Escondi o livro justamente na hora em que o rapaz saía da sala. Por sorte ele não o viu. A porta da sala ficou entreaberta e, tentando terminar logo com aquilo tudo, forcei a minha entrada.

– Bom dia. Eu sei que estou adiantado, mas…
– Qual o seu nome?
– Lisandro.
– Lisandro, Lisandro. Aqui. Tá marcado pra daqui a 20 minutos.
– Eu sei, mas…
– Olha, se a pessoa marcada agora não aparecer em 5 minutos, te chamo. Tá bom?
– Tá bom.

Voltei pro meu lugar e esperei, sem ler nada, a minha vez. O prédio estava tão vazio que só conseguia imaginar a pessoa marcada antes de mim aparecendo se fosse no meio de uma nuvem de fumaça ninja. Não rolou.

– Lisandro, né? Pode entrar.

Sentei numa cadeira de universitário dos anos 70, com aquela prancheta embutida do lado direito, e coloquei a minha mochila no chão. Em silêncio esperei algum comando.

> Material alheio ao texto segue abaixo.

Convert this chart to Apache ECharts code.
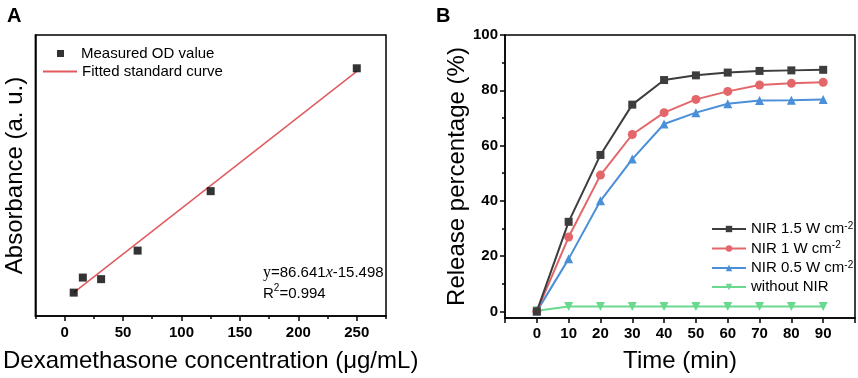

– Bom, eu só recebi os relatórios do pessoal da inscrição hoje e não consegui ler nada. Provavelmente vou te perguntar algumas coisas que já estão aqui, então, não fique chateado. Podemos começar?
– Podemos.

Ela perguntou e eu respondi. Falei da minha formação, do meu trabalho, do que esperava do curso, de tudo e mais um pouco. Se ela tivesse me perguntado algo realmente pessoal, é provável que eu tivesse respondido também. Não me sentia entrevistado, me sentia interrogado.

– Então, acho que é isso. E você? Tem alguma pergunta sobre o curso?
– Eu?
– É. Não tem nada que você queira saber sobre o curso?

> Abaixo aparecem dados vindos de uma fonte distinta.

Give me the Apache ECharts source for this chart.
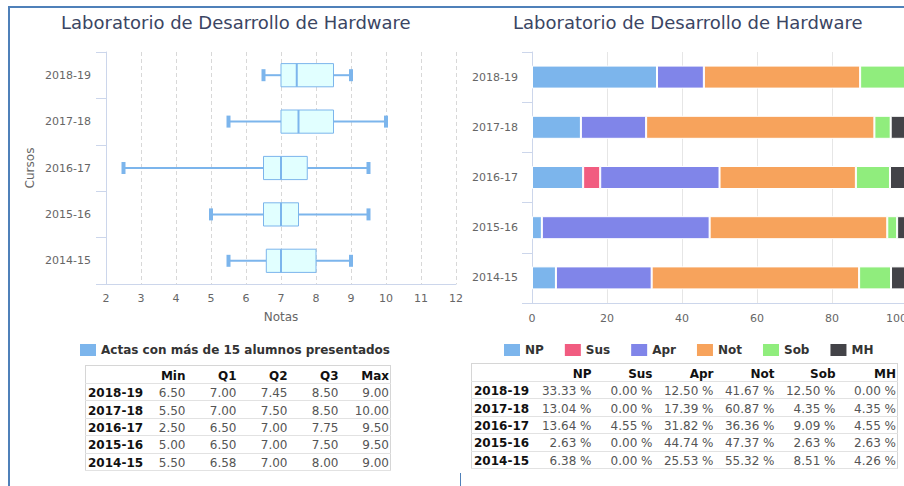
<!DOCTYPE html>
<html lang="es">
<head>
<meta charset="utf-8">
<title>Laboratorio de Desarrollo de Hardware</title>
<script src="https://cdn.jsdelivr.net/npm/echarts/dist/echarts.min.js"></script>
<style>
  html, body { margin: 0; padding: 0; overflow: hidden; background: #fff; }
  body { position: relative; width: 904px; height: 486px; font-family: 'DejaVu Sans', sans-serif; }
  #grafico { position: absolute; left: 0; top: 0; width: 904px; height: 486px; }
  .marco { position: absolute; left: 8px; top: 6px; width: 900px; height: 490px;
           border-left: 2px solid #4f80b9; border-top: 2px solid #4f80b9; box-sizing: border-box; }
  .separador { position: absolute; left: 460px; top: 473px; width: 1px; height: 14px; background: #4f80b9; }
  table.datos { position: absolute; border-collapse: collapse; table-layout: fixed;
                font: 12px 'DejaVu Sans', sans-serif; border: 1px solid #d6d6d6; }
  table.datos td, table.datos th { padding: 2px 1px 0 0; text-align: right; white-space: nowrap;
                overflow: visible; border-bottom: 1px solid #e2e2e2; color: #555; font-weight: normal;
                vertical-align: middle; line-height: 14px; }
  table.datos th { font-weight: bold; color: #111; }
  table.datos td.curso { text-align: left; padding-left: 2px; font-weight: bold; color: #111; }
  table.datos tr.cab th { height: 15px; }
  table.datos tr.fila td { height: 14.4px; }
</style>
</head>
<body>
<div class="marco"></div>
<div class="separador"></div>
<div id="grafico"></div>
<table class="datos" id="tablaNotas" style="left:85px; top:365px; width:305px;"></table>
<table class="datos" id="tablaPct" style="left:471px; top:363px; width:426px;"></table>
<script>
// Cursos académicos (de más reciente a más antiguo)
const cursos = ['2018-19', '2017-18', '2016-17', '2015-16', '2014-15'];

// Distribución de notas por curso (actas con más de 15 presentados)
const notasMin = [6.50, 5.50, 2.50, 5.00, 5.50];
const notasQ1  = [7.00, 7.00, 6.50, 6.50, 6.58];
const notasQ2  = [7.45, 7.50, 7.00, 7.00, 7.00];
const notasQ3  = [8.50, 8.50, 7.75, 7.50, 8.00];
const notasMax = [9.00, 10.00, 9.50, 9.50, 9.00];
const columnasNotas = ['Min', 'Q1', 'Q2', 'Q3', 'Max'];
const serieCaja = 'Actas con más de 15 alumnos presentados';

// Porcentaje de calificaciones por curso
const calificaciones = ['NP', 'Sus', 'Apr', 'Not', 'Sob', 'MH'];
const pctNP  = [33.33, 13.04, 13.64, 2.63, 6.38];
const pctSus = [0.00, 0.00, 4.55, 0.00, 0.00];
const pctApr = [12.50, 17.39, 31.82, 44.74, 25.53];
const pctNot = [41.67, 60.87, 36.36, 47.37, 55.32];
const pctSob = [12.50, 4.35, 9.09, 2.63, 8.51];
const pctMH  = [0.00, 4.35, 4.55, 2.63, 4.26];
const coloresCalif = ['#7cb5ec', '#f15c80', '#8085e9', '#f7a35c', '#90ed7d', '#434348'];

// Rangos de los ejes
const ejeNotas = { min: 2, max: 12, paso: 1 };
const ejePct = { min: 0, max: 100, paso: 20 };

const porcentajes = [pctNP, pctSus, pctApr, pctNot, pctSob, pctMH];
const notas = [notasMin, notasQ1, notasQ2, notasQ3, notasMax];

const azul = '#7cb5ec';
const fuente = 'DejaVu Sans';

// Caja y bigotes horizontales para cada curso
function dibujarCaja(params, api) {
  const i = api.value(0);
  const xs = [1, 2, 3, 4, 5].map(d => api.coord([api.value(d), i])[0]);
  const cy = api.coord([api.value(1), i])[1];
  const banda = api.size([0, 1])[1];
  const h = banda * 0.5;
  const [xMin, xQ1, xQ2, xQ3, xMax] = xs;
  const trazo = { stroke: azul, lineWidth: 2 };
  return {
    type: 'group',
    children: [
      { type: 'line', shape: { x1: xMin, y1: cy, x2: xQ1, y2: cy }, style: trazo },
      { type: 'line', shape: { x1: xQ3, y1: cy, x2: xMax, y2: cy }, style: trazo },
      { type: 'rect', shape: { x: xQ1, y: cy - h / 2, width: xQ3 - xQ1, height: h },
        style: { fill: '#e1ffff', stroke: azul, lineWidth: 1 } },
      { type: 'line', shape: { x1: xQ2, y1: cy - h / 2, x2: xQ2, y2: cy + h / 2 }, style: trazo },
      { type: 'rect', shape: { x: xMin - 2, y: cy - 6, width: 4, height: 12 }, style: { fill: azul } },
      { type: 'rect', shape: { x: xMax - 2, y: cy - 6, width: 4, height: 12 }, style: { fill: azul } }
    ]
  };
}

const estiloTitulo = { fontSize: 18, fontWeight: 'normal', color: '#3b4563', fontFamily: fuente };
const estiloLeyenda = { fontSize: 12, fontWeight: 'bold', color: '#333', fontFamily: fuente };
const estiloEtiqueta = { color: '#666', fontSize: 11, fontFamily: fuente };
const estiloNombre = { color: '#666', fontSize: 12, fontFamily: fuente };
const lineaEje = { show: true, lineStyle: { color: '#ccd6eb', width: 1 } };

const grafico = echarts.init(document.getElementById('grafico'), null, { renderer: 'svg' });

grafico.setOption({
  animation: false,
  textStyle: { fontFamily: fuente },
  title: [
    { text: 'Laboratorio de Desarrollo de Hardware', left: 61, top: 13, padding: 0, textStyle: estiloTitulo },
    { text: 'Laboratorio de Desarrollo de Hardware', left: 513, top: 13, padding: 0, textStyle: estiloTitulo }
  ],
  legend: [
    {
      left: 80, top: 344, padding: 0, itemWidth: 16, itemHeight: 12,
      data: [{ name: serieCaja, icon: 'rect' }],
      textStyle: estiloLeyenda, itemStyle: { borderWidth: 0 }
    },
    {
      left: 504, top: 344, padding: 0, itemWidth: 16, itemHeight: 12, itemGap: 21,
      data: calificaciones.map(n => ({ name: n, icon: 'rect' })),
      textStyle: estiloLeyenda, itemStyle: { borderWidth: 0 }
    }
  ],
  grid: [
    { left: 106, top: 52, width: 350, height: 232, outerBoundsMode: 'none', containLabel: false },
    { left: 532, top: 52, width: 375, height: 251, outerBoundsMode: 'none', containLabel: false }
  ],
  xAxis: [
    {
      gridIndex: 0, type: 'value', min: ejeNotas.min, max: ejeNotas.max, interval: ejeNotas.paso,
      axisLine: lineaEje, axisTick: { show: false },
      axisLabel: Object.assign({ margin: 9 }, estiloEtiqueta),
      splitLine: { show: true, lineStyle: { color: '#d8d8d8', type: [4, 3] } },
      name: 'Notas', nameLocation: 'middle', nameGap: 27, nameTextStyle: estiloNombre
    },
    {
      gridIndex: 1, type: 'value', min: ejePct.min, max: ejePct.max, interval: ejePct.paso,
      axisLine: lineaEje, axisTick: { show: false },
      axisLabel: Object.assign({ margin: 10, alignMaxLabel: 'right' }, estiloEtiqueta),
      splitLine: { show: true, lineStyle: { color: '#e6e6e6', type: 'solid' } }
    }
  ],
  yAxis: [
    {
      gridIndex: 0, type: 'category', data: cursos, inverse: true,
      axisLine: lineaEje, axisTick: { show: true, length: 10, lineStyle: { color: '#ccd6eb' } },
      axisLabel: Object.assign({ margin: 15 }, estiloEtiqueta),
      splitLine: { show: false },
      name: 'Cursos', nameLocation: 'middle', nameRotate: 90, nameGap: 70, nameTextStyle: estiloNombre
    },
    {
      gridIndex: 1, type: 'category', data: cursos, inverse: true,
      axisLine: lineaEje, axisTick: { show: true, length: 10, lineStyle: { color: '#ccd6eb' } },
      axisLabel: Object.assign({ margin: 14 }, estiloEtiqueta),
      splitLine: { show: false }
    }
  ],
  series: [
    {
      name: serieCaja, type: 'custom', xAxisIndex: 0, yAxisIndex: 0,
      itemStyle: { color: azul },
      encode: { x: [1, 2, 3, 4, 5], y: 0 },
      renderItem: dibujarCaja,
      data: cursos.map((c, i) => [i, notasMin[i], notasQ1[i], notasQ2[i], notasQ3[i], notasMax[i]])
    }
  ].concat(calificaciones.map((n, k) => ({
    name: n, type: 'bar', stack: 'total', xAxisIndex: 1, yAxisIndex: 1,
    barWidth: 23,
    itemStyle: { color: coloresCalif[k], borderColor: '#fff', borderWidth: 1 },
    emphasis: { disabled: true },
    data: porcentajes[k]
  })))
});

// Tablas de resumen
function construirTabla(id, columnas, anchoPrimera, anchoCol, filas) {
  const t = document.getElementById(id);
  let html = '<colgroup><col style="width:' + anchoPrimera + 'px">';
  columnas.forEach(() => { html += '<col style="width:' + anchoCol + 'px">'; });
  html += '</colgroup><tr class="cab"><th></th>';
  columnas.forEach(c => { html += '<th>' + c + '</th>'; });
  html += '</tr>';
  cursos.forEach((c, i) => {
    html += '<tr class="fila"><td class="curso">' + c + '</td>';
    filas.forEach(f => { html += '<td>' + f(i) + '</td>'; });
    html += '</tr>';
  });
  t.innerHTML = html;
}

construirTabla('tablaNotas', columnasNotas, 50, 51,
  notas.map(serie => i => serie[i].toFixed(2)));
construirTabla('tablaPct', calificaciones, 60, 61,
  porcentajes.map(serie => i => serie[i].toFixed(2) + ' %'));
</script>
</body>
</html>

Eu tinha. Muitas coisas. Vou sobreviver ao curso? Vocês tem algum professor maligno que queira me torturar? Se eu surtar no meio do curso, o que acontecerá? Se eu descobrir no meio do caminho que não tem nada pra aprender aqui, vocês me dão o diploma e me deixam ir embora? Eu tinha milhões de questões, mas só me limitei a uma.

– Como é o grupo?
– Grupo? Como assim?
– Os outros alunos? Como eles são? O que eles querem?

A professora fulana coçou a cabeça sem entender a pergunta mas se esforçando para formular uma resposta.

– Olha, varia. Tem anos que tem muita gente de computação. Em outros tem gente de história, administração e tal. Não sei como posso te responder. Bom, é assim, todo o tipo de gente. Sabe? Gente.

Me despedi e saí da entrevista desanimado. Gente. Gente não é bem a minha gente. Mais uma vez estava me colocando na desconfortável posição de não pertencer a algo. Desci as rampas devagar e deixei a faculdade sem olhar pra trás. Me aceitassem ou não, não me importava. Não ser aceito ou ser aceito só reforçariam a minha inadequação. Eu sei que já deveria estar acostumado a não me encaixar, mas, infelizmente, também não me encaixo no papel de rebelde solitário… uma pena, imagino que o clubinho deles deve ser muito legal.